— START OF Data shown —
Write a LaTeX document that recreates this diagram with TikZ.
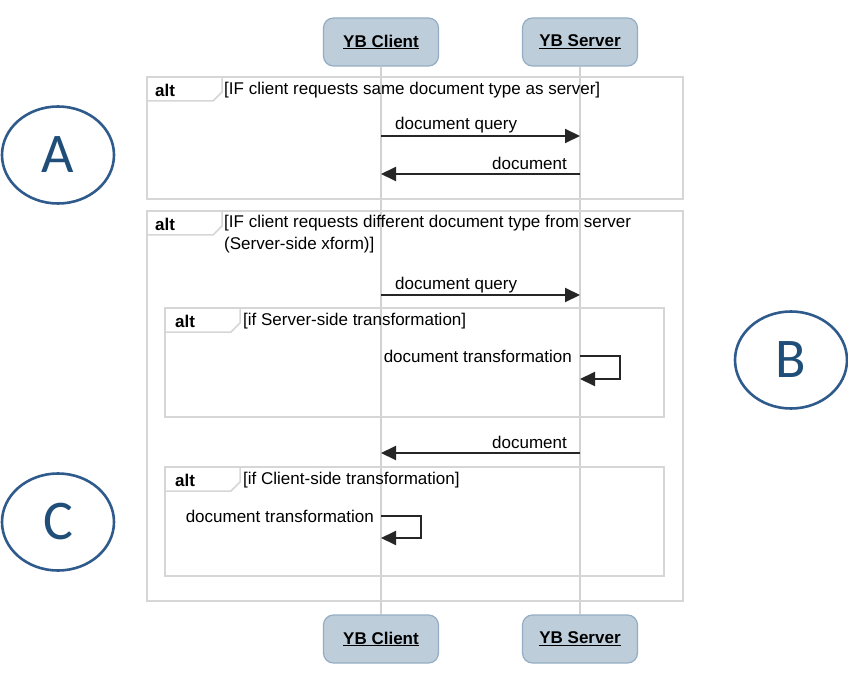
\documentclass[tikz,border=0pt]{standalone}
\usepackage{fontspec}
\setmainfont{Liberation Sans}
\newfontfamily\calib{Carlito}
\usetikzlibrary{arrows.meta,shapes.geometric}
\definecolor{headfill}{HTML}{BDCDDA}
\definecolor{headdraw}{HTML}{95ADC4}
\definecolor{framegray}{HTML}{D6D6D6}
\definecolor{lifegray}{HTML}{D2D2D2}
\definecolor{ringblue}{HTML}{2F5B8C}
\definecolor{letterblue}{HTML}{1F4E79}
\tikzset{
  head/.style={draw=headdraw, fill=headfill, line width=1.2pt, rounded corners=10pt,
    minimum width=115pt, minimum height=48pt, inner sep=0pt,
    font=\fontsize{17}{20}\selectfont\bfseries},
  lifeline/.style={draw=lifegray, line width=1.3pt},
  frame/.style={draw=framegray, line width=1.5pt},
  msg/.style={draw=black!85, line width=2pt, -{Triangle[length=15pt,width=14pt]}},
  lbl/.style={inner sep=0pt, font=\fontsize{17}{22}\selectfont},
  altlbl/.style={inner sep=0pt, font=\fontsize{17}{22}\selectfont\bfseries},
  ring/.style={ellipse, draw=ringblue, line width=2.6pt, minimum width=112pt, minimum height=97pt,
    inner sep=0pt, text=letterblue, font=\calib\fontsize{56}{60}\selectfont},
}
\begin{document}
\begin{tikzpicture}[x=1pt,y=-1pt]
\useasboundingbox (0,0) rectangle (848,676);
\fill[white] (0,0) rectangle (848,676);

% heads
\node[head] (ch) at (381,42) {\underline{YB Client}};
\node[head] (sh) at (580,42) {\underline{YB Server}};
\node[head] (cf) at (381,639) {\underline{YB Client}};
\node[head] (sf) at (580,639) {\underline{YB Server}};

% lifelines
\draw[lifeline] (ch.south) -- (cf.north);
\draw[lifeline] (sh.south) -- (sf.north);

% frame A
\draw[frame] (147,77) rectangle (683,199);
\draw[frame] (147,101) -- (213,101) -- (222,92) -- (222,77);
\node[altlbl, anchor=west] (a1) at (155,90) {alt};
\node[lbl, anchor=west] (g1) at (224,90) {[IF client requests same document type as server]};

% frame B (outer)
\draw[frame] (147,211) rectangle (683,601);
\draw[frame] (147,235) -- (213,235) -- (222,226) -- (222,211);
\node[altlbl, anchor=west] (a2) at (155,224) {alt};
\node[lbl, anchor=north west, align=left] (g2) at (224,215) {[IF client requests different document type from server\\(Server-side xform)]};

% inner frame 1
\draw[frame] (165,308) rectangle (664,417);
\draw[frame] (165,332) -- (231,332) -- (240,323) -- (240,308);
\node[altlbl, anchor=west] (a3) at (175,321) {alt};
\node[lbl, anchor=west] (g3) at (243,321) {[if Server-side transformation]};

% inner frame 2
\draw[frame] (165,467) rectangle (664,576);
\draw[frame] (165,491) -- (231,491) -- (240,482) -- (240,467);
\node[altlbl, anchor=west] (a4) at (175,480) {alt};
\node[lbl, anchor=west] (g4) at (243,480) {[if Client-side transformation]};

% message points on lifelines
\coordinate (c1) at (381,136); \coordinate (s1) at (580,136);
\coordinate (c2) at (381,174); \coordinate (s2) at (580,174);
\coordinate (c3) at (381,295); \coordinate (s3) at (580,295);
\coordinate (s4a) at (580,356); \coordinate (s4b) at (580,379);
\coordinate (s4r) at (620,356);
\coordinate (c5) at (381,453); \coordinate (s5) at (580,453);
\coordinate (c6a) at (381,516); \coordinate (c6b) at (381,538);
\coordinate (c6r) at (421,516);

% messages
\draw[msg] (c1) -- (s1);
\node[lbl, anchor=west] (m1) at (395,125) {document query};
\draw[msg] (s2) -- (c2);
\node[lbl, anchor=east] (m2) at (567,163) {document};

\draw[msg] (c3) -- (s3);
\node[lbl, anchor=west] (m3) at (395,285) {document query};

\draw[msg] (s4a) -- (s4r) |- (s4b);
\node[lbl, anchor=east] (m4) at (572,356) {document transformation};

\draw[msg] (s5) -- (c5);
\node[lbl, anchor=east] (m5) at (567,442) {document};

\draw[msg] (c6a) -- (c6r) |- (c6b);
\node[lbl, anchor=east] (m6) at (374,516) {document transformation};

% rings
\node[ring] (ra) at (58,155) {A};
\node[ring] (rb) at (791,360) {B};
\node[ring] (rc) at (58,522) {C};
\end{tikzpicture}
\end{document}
— END OF Data shown —
Your task is to return the lines above, from the first one up to and including the line containing "anchor=west] (g1) at", minus any pictures.

Write a LaTeX document that recreates this diagram with TikZ.
\documentclass[tikz,border=0pt]{standalone}
\usepackage{fontspec}
\setmainfont{Liberation Sans}
\newfontfamily\calib{Carlito}
\usetikzlibrary{arrows.meta,shapes.geometric}
\definecolor{headfill}{HTML}{BDCDDA}
\definecolor{headdraw}{HTML}{95ADC4}
\definecolor{framegray}{HTML}{D6D6D6}
\definecolor{lifegray}{HTML}{D2D2D2}
\definecolor{ringblue}{HTML}{2F5B8C}
\definecolor{letterblue}{HTML}{1F4E79}
\tikzset{
  head/.style={draw=headdraw, fill=headfill, line width=1.2pt, rounded corners=10pt,
    minimum width=115pt, minimum height=48pt, inner sep=0pt,
    font=\fontsize{17}{20}\selectfont\bfseries},
  lifeline/.style={draw=lifegray, line width=1.3pt},
  frame/.style={draw=framegray, line width=1.5pt},
  msg/.style={draw=black!85, line width=2pt, -{Triangle[length=15pt,width=14pt]}},
  lbl/.style={inner sep=0pt, font=\fontsize{17}{22}\selectfont},
  altlbl/.style={inner sep=0pt, font=\fontsize{17}{22}\selectfont\bfseries},
  ring/.style={ellipse, draw=ringblue, line width=2.6pt, minimum width=112pt, minimum height=97pt,
    inner sep=0pt, text=letterblue, font=\calib\fontsize{56}{60}\selectfont},
}
\begin{document}
\begin{tikzpicture}[x=1pt,y=-1pt]
\useasboundingbox (0,0) rectangle (848,676);
\fill[white] (0,0) rectangle (848,676);

% heads
\node[head] (ch) at (381,42) {\underline{YB Client}};
\node[head] (sh) at (580,42) {\underline{YB Server}};
\node[head] (cf) at (381,639) {\underline{YB Client}};
\node[head] (sf) at (580,639) {\underline{YB Server}};

% lifelines
\draw[lifeline] (ch.south) -- (cf.north);
\draw[lifeline] (sh.south) -- (sf.north);

% frame A
\draw[frame] (147,77) rectangle (683,199);
\draw[frame] (147,101) -- (213,101) -- (222,92) -- (222,77);
\node[altlbl, anchor=west] (a1) at (155,90) {alt};
\node[lbl, anchor=west] (g1) at (224,90) {[IF client requests same document type as server]};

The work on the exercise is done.